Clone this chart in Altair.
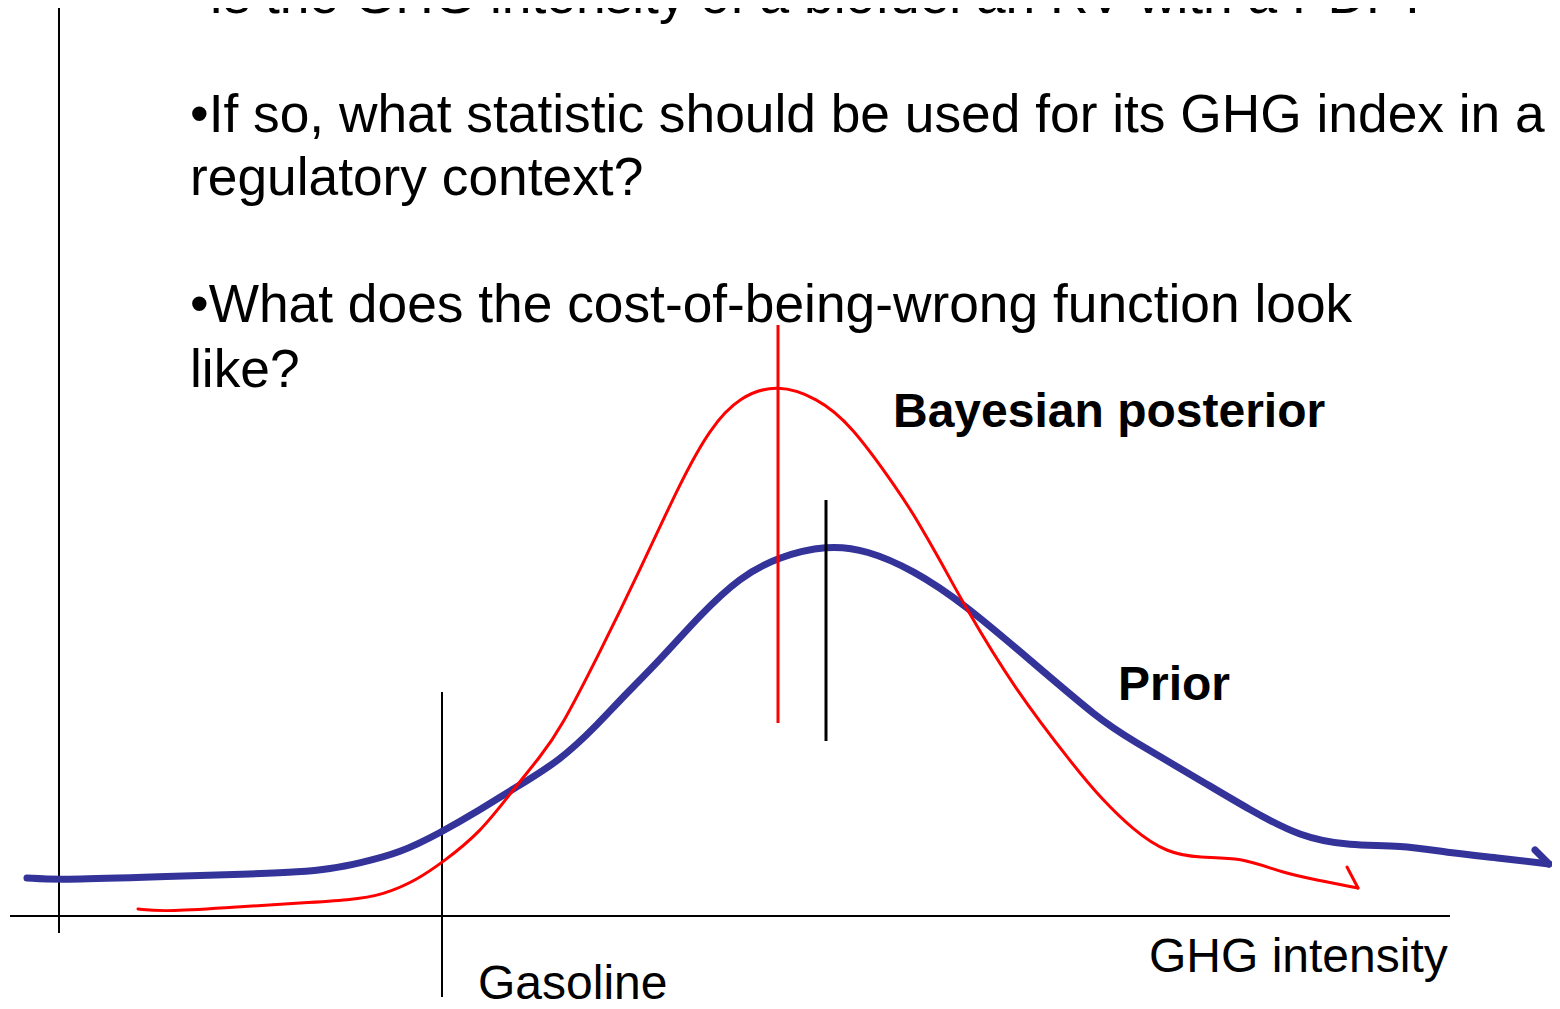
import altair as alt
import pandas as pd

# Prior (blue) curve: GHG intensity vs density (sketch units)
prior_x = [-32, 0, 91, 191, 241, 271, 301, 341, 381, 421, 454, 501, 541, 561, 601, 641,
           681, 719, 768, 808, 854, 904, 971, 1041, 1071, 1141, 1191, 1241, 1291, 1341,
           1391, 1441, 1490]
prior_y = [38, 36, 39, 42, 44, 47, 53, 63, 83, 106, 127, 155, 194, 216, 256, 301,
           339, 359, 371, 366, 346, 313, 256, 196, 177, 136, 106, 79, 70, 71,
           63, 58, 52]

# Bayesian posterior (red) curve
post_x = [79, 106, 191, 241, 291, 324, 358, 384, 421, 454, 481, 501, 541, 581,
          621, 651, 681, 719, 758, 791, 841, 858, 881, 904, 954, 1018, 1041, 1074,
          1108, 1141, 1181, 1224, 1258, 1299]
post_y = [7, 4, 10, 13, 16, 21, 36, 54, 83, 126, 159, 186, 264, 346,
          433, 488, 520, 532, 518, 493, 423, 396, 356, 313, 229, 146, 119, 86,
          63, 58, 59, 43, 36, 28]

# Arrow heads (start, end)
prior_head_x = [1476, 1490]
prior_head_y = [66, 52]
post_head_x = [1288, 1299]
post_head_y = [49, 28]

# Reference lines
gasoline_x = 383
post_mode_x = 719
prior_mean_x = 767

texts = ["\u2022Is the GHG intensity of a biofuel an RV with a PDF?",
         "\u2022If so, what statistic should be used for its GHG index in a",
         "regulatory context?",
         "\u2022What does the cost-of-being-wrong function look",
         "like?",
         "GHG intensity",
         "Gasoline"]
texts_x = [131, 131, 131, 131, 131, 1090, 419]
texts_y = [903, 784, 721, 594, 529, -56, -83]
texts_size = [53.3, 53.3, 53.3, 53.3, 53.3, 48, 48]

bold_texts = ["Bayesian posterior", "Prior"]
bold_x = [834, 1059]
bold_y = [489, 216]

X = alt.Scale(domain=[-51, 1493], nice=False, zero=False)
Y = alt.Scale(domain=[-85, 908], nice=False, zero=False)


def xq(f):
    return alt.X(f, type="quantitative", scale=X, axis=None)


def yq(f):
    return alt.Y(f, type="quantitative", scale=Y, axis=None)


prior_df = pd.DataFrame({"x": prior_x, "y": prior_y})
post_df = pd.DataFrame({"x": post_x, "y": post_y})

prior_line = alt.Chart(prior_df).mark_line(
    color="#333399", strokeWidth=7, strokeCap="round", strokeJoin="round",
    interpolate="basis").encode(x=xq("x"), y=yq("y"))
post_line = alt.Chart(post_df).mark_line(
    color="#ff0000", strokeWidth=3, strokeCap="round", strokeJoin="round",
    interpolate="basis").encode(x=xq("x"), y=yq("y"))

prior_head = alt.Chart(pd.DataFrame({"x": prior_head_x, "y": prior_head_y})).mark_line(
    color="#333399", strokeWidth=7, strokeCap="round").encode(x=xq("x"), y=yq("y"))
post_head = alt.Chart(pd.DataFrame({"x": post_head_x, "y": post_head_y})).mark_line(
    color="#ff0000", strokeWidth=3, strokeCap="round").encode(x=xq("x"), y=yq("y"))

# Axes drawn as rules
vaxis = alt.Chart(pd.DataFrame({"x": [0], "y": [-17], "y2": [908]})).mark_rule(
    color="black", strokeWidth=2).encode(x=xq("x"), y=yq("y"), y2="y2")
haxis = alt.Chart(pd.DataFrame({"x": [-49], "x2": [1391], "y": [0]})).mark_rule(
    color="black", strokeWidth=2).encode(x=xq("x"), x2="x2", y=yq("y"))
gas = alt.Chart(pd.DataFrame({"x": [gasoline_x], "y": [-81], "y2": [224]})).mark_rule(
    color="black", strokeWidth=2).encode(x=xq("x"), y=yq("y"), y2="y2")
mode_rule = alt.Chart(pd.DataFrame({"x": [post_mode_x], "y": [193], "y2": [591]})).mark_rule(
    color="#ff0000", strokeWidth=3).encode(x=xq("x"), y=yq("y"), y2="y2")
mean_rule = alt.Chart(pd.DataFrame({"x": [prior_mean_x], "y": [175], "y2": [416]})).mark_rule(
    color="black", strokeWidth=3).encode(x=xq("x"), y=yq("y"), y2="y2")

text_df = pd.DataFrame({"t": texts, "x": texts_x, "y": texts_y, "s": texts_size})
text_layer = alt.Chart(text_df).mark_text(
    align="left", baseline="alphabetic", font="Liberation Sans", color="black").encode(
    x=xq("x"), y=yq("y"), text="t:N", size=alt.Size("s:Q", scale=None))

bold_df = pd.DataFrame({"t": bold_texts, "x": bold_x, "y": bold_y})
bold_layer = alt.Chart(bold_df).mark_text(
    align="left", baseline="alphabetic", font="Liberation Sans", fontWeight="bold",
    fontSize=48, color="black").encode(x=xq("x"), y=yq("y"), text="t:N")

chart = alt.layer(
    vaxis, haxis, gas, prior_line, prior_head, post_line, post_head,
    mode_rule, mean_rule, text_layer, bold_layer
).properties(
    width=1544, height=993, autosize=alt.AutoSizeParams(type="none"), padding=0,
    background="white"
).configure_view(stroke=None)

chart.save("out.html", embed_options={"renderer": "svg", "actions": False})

-- BRIEF --
Transcribe the listing in full and omit the pictures.

-- SOLUTION --
Clone this chart in Altair.
import altair as alt
import pandas as pd

# Prior (blue) curve: GHG intensity vs density (sketch units)
prior_x = [-32, 0, 91, 191, 241, 271, 301, 341, 381, 421, 454, 501, 541, 561, 601, 641,
           681, 719, 768, 808, 854, 904, 971, 1041, 1071, 1141, 1191, 1241, 1291, 1341,
           1391, 1441, 1490]
prior_y = [38, 36, 39, 42, 44, 47, 53, 63, 83, 106, 127, 155, 194, 216, 256, 301,
           339, 359, 371, 366, 346, 313, 256, 196, 177, 136, 106, 79, 70, 71,
           63, 58, 52]

# Bayesian posterior (red) curve
post_x = [79, 106, 191, 241, 291, 324, 358, 384, 421, 454, 481, 501, 541, 581,
          621, 651, 681, 719, 758, 791, 841, 858, 881, 904, 954, 1018, 1041, 1074,
          1108, 1141, 1181, 1224, 1258, 1299]
post_y = [7, 4, 10, 13, 16, 21, 36, 54, 83, 126, 159, 186, 264, 346,
          433, 488, 520, 532, 518, 493, 423, 396, 356, 313, 229, 146, 119, 86,
          63, 58, 59, 43, 36, 28]

# Arrow heads (start, end)
prior_head_x = [1476, 1490]
prior_head_y = [66, 52]
post_head_x = [1288, 1299]
post_head_y = [49, 28]

# Reference lines
gasoline_x = 383
post_mode_x = 719
prior_mean_x = 767

texts = ["\u2022Is the GHG intensity of a biofuel an RV with a PDF?",
         "\u2022If so, what statistic should be used for its GHG index in a",
         "regulatory context?",
         "\u2022What does the cost-of-being-wrong function look",
         "like?",
         "GHG intensity",
         "Gasoline"]
texts_x = [131, 131, 131, 131, 131, 1090, 419]
texts_y = [903, 784, 721, 594, 529, -56, -83]
texts_size = [53.3, 53.3, 53.3, 53.3, 53.3, 48, 48]

bold_texts = ["Bayesian posterior", "Prior"]
bold_x = [834, 1059]
bold_y = [489, 216]

X = alt.Scale(domain=[-51, 1493], nice=False, zero=False)
Y = alt.Scale(domain=[-85, 908], nice=False, zero=False)


def xq(f):
    return alt.X(f, type="quantitative", scale=X, axis=None)


def yq(f):
    return alt.Y(f, type="quantitative", scale=Y, axis=None)


prior_df = pd.DataFrame({"x": prior_x, "y": prior_y})
post_df = pd.DataFrame({"x": post_x, "y": post_y})

prior_line = alt.Chart(prior_df).mark_line(
    color="#333399", strokeWidth=7, strokeCap="round", strokeJoin="round",
    interpolate="basis").encode(x=xq("x"), y=yq("y"))
post_line = alt.Chart(post_df).mark_line(
    color="#ff0000", strokeWidth=3, strokeCap="round", strokeJoin="round",
    interpolate="basis").encode(x=xq("x"), y=yq("y"))

prior_head = alt.Chart(pd.DataFrame({"x": prior_head_x, "y": prior_head_y})).mark_line(
    color="#333399", strokeWidth=7, strokeCap="round").encode(x=xq("x"), y=yq("y"))
post_head = alt.Chart(pd.DataFrame({"x": post_head_x, "y": post_head_y})).mark_line(
    color="#ff0000", strokeWidth=3, strokeCap="round").encode(x=xq("x"), y=yq("y"))

# Axes drawn as rules
vaxis = alt.Chart(pd.DataFrame({"x": [0], "y": [-17], "y2": [908]})).mark_rule(
    color="black", strokeWidth=2).encode(x=xq("x"), y=yq("y"), y2="y2")
haxis = alt.Chart(pd.DataFrame({"x": [-49], "x2": [1391], "y": [0]})).mark_rule(
    color="black", strokeWidth=2).encode(x=xq("x"), x2="x2", y=yq("y"))
gas = alt.Chart(pd.DataFrame({"x": [gasoline_x], "y": [-81], "y2": [224]})).mark_rule(
    color="black", strokeWidth=2).encode(x=xq("x"), y=yq("y"), y2="y2")
mode_rule = alt.Chart(pd.DataFrame({"x": [post_mode_x], "y": [193], "y2": [591]})).mark_rule(
    color="#ff0000", strokeWidth=3).encode(x=xq("x"), y=yq("y"), y2="y2")
mean_rule = alt.Chart(pd.DataFrame({"x": [prior_mean_x], "y": [175], "y2": [416]})).mark_rule(
    color="black", strokeWidth=3).encode(x=xq("x"), y=yq("y"), y2="y2")

text_df = pd.DataFrame({"t": texts, "x": texts_x, "y": texts_y, "s": texts_size})
text_layer = alt.Chart(text_df).mark_text(
    align="left", baseline="alphabetic", font="Liberation Sans", color="black").encode(
    x=xq("x"), y=yq("y"), text="t:N", size=alt.Size("s:Q", scale=None))

bold_df = pd.DataFrame({"t": bold_texts, "x": bold_x, "y": bold_y})
bold_layer = alt.Chart(bold_df).mark_text(
    align="left", baseline="alphabetic", font="Liberation Sans", fontWeight="bold",
    fontSize=48, color="black").encode(x=xq("x"), y=yq("y"), text="t:N")

chart = alt.layer(
    vaxis, haxis, gas, prior_line, prior_head, post_line, post_head,
    mode_rule, mean_rule, text_layer, bold_layer
).properties(
    width=1544, height=993, autosize=alt.AutoSizeParams(type="none"), padding=0,
    background="white"
).configure_view(stroke=None)

chart.save("out.html", embed_options={"renderer": "svg", "actions": False})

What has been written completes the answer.